The burden of manual periodic reviews
Periodic reviews are designed to keep client risk assessments current, but when handled manually, they often become a source of backlog rather than a mechanism of protection. The fundamental flaw in manual approaches is that they are reactive by nature. A review is initiated because a deadline has passed, not because something has materially changed. By the time an analyst team works through its queue, portions of the risk being assessed may already be stale.
The operational cost of this approach compounds the problem. Analysts routinely spend considerable time simply tracking which clients are due for review, pursuing documentation across departments, and re-entering data that already exists elsewhere within the organisation. None of this effort actually advances risk decisions.
KYC remediation is where the pressure becomes most apparent. Asking clients to resubmit information they have already provided creates friction and erodes the customer experience. When identical documents are requested more than once — because they reside in separate systems or were never properly transferred — client frustration mounts and response rates decline. Consistency in risk assessment is equally difficult to sustain at scale. Where analytical judgement varies between team members, or where different jurisdictions carry distinct regulatory requirements, the same client structure can yield different risk outcomes depending on who conducts the review and when.
The complexity challenge
A complex client structure is not simply one that is large. It is one whose onboarding requires mapping a web of interconnected parties — holding companies, subsidiaries, nominees, special purpose vehicles, and individual beneficial owners, frequently spread across multiple jurisdictions. Each layer must be examined; each relevant party must be identified, verified, and risk-rated. Those individual assessments must then feed into a single aggregated risk score for the relationship as a whole.
Doing this well even once is difficult. Maintaining it over time is harder still. Ownership structures evolve. New beneficial owners emerge. Entities shift jurisdictions. Each change has the potential to alter the risk profile of the entire structure. The Panama Papers made this challenge impossible to ignore, demonstrating how opaque structures — particularly those spanning offshore jurisdictions with limited transparency — can be exploited to conceal beneficial ownership.
Manual approaches to managing complex client relationships make meaningful oversight difficult. When information about different parts of a structure is gathered piecemeal, the process slows, touchpoints multiply, and the likelihood of gaps increases.
Where the industry stands
The live polls from the SIFS session painted a clear picture of current industry practice. The majority of respondents manage periodic reviews using a combination of spreadsheets and workflow tools, with more than a quarter relying primarily on spreadsheets and manual tracking alone.
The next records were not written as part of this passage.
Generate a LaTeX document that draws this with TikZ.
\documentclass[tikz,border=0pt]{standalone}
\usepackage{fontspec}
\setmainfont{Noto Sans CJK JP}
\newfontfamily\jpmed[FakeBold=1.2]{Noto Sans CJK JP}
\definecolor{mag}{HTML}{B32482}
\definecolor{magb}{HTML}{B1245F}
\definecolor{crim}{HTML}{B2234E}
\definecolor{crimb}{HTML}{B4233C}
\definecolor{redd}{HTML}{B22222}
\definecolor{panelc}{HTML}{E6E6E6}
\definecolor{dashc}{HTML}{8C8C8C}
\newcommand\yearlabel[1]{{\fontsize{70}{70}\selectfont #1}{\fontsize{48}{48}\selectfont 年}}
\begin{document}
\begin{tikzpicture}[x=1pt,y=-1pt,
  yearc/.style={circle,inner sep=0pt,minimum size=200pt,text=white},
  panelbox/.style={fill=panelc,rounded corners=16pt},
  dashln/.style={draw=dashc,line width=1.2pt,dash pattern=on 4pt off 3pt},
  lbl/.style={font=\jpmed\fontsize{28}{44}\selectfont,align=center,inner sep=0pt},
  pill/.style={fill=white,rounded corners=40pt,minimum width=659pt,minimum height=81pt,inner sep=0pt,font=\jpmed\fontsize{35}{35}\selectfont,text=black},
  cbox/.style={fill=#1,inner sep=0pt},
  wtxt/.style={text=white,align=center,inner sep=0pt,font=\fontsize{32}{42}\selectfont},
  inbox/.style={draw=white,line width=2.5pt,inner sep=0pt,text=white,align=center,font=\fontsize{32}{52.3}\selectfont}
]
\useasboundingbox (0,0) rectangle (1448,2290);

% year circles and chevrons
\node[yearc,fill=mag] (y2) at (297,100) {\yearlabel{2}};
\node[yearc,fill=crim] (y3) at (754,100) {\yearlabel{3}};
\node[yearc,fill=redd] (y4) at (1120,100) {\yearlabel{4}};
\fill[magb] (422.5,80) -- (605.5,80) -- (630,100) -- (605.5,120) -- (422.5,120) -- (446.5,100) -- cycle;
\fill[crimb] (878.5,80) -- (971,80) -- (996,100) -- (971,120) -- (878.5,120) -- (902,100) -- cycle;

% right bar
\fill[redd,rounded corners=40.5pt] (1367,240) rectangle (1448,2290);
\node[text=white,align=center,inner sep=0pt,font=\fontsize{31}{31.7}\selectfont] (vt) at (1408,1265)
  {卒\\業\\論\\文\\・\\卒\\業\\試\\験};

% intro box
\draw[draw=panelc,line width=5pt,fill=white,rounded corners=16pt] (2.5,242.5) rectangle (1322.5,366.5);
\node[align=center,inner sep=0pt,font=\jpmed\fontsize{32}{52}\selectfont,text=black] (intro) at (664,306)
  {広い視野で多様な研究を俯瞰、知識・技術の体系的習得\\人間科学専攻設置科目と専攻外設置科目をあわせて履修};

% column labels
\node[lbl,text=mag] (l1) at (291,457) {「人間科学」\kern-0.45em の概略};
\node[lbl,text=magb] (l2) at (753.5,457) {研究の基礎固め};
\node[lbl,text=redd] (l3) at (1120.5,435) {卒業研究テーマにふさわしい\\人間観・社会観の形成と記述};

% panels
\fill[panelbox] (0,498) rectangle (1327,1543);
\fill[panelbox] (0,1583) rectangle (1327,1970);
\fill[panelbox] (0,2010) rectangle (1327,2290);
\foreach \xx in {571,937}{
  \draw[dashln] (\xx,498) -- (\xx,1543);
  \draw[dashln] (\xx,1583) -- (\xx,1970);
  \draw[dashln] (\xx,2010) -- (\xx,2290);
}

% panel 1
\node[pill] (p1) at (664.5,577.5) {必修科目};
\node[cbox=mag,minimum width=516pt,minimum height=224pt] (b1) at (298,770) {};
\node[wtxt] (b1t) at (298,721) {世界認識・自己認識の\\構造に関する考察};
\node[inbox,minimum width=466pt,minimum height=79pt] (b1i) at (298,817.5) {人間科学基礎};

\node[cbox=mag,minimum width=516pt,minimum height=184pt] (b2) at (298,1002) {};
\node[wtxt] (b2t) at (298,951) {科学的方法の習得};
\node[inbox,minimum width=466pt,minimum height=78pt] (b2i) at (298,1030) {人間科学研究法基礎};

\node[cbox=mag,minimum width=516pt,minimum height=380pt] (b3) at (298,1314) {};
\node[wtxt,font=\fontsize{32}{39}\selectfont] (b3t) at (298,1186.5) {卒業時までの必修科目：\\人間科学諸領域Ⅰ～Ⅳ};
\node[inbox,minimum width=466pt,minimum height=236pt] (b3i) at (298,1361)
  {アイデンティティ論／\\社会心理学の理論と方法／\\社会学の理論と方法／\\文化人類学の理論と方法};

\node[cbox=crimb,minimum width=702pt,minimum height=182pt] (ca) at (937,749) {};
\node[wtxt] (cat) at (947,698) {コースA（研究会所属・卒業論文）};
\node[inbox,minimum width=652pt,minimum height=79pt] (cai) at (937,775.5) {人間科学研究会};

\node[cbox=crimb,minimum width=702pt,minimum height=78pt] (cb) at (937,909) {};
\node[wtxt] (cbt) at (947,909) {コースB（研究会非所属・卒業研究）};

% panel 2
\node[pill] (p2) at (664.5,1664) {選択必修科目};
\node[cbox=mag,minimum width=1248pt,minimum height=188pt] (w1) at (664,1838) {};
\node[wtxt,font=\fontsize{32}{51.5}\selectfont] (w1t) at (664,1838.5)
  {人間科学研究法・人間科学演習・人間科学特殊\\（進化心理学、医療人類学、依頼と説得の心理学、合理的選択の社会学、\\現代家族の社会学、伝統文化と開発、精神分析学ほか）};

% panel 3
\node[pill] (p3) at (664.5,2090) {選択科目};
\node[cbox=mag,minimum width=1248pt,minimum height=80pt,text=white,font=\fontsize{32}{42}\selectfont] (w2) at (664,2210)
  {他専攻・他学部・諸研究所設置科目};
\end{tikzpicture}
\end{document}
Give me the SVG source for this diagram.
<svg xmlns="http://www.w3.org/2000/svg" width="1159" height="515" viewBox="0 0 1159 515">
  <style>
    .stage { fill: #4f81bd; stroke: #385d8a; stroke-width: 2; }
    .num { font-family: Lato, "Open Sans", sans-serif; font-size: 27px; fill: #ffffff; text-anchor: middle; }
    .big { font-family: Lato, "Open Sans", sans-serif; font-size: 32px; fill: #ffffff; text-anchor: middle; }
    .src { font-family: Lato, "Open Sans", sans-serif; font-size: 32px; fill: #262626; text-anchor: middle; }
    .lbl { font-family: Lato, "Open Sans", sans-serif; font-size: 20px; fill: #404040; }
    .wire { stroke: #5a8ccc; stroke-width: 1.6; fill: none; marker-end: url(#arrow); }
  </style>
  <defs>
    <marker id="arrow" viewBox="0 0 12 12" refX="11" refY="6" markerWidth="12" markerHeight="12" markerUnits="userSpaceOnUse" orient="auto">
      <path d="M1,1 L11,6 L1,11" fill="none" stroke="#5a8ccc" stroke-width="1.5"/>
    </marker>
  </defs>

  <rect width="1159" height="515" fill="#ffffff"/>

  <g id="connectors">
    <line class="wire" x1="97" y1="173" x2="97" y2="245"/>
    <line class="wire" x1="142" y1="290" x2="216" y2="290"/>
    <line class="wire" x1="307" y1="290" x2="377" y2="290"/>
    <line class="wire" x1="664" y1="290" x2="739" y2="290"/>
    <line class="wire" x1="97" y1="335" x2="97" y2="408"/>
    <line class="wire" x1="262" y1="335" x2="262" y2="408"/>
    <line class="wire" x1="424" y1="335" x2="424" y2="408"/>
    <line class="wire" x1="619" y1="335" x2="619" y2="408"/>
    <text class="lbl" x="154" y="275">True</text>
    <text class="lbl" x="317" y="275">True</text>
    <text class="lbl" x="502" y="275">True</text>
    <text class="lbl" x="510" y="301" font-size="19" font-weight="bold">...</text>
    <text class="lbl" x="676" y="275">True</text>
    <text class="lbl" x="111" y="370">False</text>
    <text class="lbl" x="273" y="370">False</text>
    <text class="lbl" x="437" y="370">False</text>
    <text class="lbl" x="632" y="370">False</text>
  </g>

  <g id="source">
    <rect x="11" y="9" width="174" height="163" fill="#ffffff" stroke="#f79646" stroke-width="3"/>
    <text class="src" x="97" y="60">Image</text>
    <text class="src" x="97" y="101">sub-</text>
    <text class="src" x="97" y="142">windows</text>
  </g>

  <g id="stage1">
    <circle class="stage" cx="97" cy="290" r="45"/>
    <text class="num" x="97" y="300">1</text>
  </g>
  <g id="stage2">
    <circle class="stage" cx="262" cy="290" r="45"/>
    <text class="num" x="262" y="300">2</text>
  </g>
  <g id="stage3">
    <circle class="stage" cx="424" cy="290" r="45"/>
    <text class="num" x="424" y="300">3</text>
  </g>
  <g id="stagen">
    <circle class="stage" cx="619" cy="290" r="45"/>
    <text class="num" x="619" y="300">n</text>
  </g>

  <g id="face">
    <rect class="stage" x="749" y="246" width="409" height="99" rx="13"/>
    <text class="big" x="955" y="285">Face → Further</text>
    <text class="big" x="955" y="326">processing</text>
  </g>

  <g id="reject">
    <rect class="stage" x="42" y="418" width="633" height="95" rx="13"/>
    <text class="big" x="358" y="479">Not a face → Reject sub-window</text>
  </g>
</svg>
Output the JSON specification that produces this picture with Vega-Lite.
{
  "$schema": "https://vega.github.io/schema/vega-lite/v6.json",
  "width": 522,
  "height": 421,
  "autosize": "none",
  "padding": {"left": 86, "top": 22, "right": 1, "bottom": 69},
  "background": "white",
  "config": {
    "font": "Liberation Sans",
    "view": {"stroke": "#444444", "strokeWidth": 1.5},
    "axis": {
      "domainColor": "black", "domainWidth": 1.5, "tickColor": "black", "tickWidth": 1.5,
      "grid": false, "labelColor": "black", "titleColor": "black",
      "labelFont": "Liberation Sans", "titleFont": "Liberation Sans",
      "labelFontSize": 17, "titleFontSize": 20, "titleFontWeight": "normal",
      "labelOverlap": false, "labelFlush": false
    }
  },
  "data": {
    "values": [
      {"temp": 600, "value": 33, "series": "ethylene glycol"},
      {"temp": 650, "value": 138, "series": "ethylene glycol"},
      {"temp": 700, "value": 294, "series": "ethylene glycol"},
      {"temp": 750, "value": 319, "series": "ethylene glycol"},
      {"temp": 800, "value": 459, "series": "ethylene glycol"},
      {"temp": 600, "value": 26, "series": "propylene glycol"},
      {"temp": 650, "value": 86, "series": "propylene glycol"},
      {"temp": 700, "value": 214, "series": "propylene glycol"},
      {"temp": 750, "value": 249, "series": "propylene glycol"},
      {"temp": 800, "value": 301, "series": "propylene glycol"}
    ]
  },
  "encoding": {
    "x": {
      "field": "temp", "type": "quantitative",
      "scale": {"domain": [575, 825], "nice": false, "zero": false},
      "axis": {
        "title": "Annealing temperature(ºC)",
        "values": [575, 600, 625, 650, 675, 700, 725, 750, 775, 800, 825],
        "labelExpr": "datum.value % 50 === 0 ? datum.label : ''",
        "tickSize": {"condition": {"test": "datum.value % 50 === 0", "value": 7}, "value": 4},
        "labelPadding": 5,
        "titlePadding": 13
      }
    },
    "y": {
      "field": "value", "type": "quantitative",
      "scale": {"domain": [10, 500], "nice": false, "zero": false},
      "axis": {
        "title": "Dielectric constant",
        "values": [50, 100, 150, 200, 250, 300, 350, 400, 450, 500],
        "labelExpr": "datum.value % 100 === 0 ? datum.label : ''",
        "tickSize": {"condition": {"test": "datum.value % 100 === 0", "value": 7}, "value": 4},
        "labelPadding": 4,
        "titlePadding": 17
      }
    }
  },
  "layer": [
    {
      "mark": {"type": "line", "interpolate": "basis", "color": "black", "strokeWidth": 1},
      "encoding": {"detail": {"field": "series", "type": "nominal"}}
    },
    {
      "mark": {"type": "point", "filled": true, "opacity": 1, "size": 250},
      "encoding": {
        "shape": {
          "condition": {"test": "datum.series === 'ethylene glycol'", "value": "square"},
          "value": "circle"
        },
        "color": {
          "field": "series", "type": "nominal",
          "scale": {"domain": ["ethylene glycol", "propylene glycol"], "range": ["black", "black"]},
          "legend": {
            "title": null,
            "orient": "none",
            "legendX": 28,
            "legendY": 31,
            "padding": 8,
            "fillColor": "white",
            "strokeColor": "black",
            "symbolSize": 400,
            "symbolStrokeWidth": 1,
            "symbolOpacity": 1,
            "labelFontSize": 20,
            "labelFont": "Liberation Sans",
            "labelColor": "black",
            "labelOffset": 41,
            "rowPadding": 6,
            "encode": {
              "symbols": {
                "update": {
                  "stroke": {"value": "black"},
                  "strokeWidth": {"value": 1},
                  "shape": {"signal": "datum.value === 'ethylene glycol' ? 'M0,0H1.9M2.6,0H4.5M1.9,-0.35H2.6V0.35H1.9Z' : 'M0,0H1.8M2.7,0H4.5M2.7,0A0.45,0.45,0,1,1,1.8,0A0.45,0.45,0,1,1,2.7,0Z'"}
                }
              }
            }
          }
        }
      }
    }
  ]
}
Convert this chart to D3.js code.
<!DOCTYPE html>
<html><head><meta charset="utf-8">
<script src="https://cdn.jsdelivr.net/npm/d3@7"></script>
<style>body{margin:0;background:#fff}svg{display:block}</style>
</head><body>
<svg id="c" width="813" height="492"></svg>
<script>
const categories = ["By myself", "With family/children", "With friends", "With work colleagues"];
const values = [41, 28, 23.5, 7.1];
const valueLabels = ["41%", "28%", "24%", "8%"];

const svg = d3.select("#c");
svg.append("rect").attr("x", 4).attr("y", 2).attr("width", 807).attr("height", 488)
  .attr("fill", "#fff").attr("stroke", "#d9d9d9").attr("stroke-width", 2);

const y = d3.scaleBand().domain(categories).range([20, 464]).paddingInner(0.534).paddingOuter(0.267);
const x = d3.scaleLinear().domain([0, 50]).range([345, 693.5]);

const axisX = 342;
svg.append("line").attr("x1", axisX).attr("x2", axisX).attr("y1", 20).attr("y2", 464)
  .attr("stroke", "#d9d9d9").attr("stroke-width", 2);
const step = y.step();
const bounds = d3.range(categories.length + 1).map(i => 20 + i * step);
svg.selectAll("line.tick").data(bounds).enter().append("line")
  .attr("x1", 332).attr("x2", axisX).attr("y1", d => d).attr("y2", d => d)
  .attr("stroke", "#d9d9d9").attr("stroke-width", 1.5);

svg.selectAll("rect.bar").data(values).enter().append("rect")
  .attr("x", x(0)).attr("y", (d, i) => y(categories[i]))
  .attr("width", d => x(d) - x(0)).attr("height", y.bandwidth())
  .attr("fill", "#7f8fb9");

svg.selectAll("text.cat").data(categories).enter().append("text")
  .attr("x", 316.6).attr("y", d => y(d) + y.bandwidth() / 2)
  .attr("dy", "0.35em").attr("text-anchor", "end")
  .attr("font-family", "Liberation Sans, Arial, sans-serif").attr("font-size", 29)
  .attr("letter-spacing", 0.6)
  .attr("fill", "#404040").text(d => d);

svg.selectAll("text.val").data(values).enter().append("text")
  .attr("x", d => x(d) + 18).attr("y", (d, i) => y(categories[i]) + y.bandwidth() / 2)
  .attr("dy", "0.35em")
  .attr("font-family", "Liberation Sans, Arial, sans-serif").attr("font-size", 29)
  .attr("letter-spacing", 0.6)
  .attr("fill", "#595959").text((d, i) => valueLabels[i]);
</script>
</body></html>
Only a small minority have adopted a dedicated client lifecycle management (CLM) or onboarding platform, and fewer still have achieved fully integrated lifecycle management. For most firms, periodic reviews remain a largely manual undertaking.
Remediation and follow-up management emerged as the single biggest pain point, cited by 88% of respondents. Ensuring consistent risk assessment came second at 63%, while gathering evidence from multiple sources was identified by 50%. These three challenges share a common root cause: fragmented data and disconnected processes that cannot adequately support ongoing client risk management.
Just 20% of respondents said they have a fully integrated, single view of the client relationship. The majority are working with partially connected systems, and nearly a quarter have data spread across entirely separate platforms. Without a unified view, real-time risk assessment is impossible, and teams are making decisions on the basis of incomplete information.
Some 88% of respondents hold KYC data across two or more systems, with 46% managing it across five to nine. This translates to constant manual effort reconciling data across platforms, an elevated risk of compliance gaps, and reduced operational efficiency.
On the question of escalation triggers, ownership changes within a structure were identified as the primary prompt by 52% of respondents. Adverse media screening results ranked second at 20%, followed by jurisdictional risk at 16%. The results suggest that firms broadly understand what they are looking for. The challenge lies in being positioned to act swiftly when a trigger is identified — something that becomes considerably harder when beneficial ownership changes occur within opaque structures and KYC data is dispersed across multiple systems.